The next leader of the United States will likely be decided within hours of polls closing Tuesday night, but the results aren't truly official until weeks from now.

On Dec. 19, New Jersey's 14 members of the Electoral College head to Trenton and cast their votes for president. Your vote Tuesday essentially decides which group of electors makes that trip — Democrats or Republicans.

Both groups have 14 members ready to go, based on the state's popular vote. On the Democratic side is the wife of Assembly Speaker Vincent Prieto, both the vice-chair and treasurer of the Democratic State Committee and the president of New Jersey's Communications Workers of America. Gov. Chris Christie's father, the mayor of Hamilton in Mercer County and Hudson County's GOP chief make up a segment of the Republican side.

"One of the things that all the electors have in common, both Democrats and Republicans, is that they're politically connected people," said Brigid Harrison, political science professor at Montclair State University.

In New Jersey, electors aren't legally obligated to vote along with the state's popular vote — but they almost certainly will.

The chosen electors in New Jersey are a product of the state party chairs, sometimes in consultation with the presidential candidates themselves and high-level campaign officials.

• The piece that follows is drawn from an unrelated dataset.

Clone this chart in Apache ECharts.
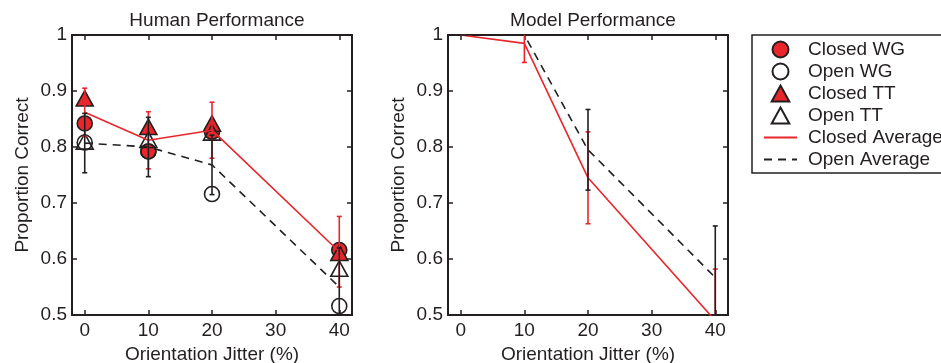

At 14, New Jersey is said to have the most electoral votes per square mile than any state except Rhode Island. How many electors a state is allocated depends on the number of U.S. Senators and U.S. House representatives.

"American Democracy is filled with examples and structures in which we want the people, the masses, to have a voice, but we want some kind of elite protection against the masses if they go crazy," said Ben Dworkin, director of the Rebovich Institute for New Jersey Politics at Rider University. "Yes, we want to have the voice of the people driving our electoral system. At the same time, you want to put a check on it."

Dworkin said the state party chair typically awards an elector slot to those they want to honor or thank for their allegiance to the party. In turn, electors are essentially a lock to vote along party lines when their time comes, but New Jersey law does not require it.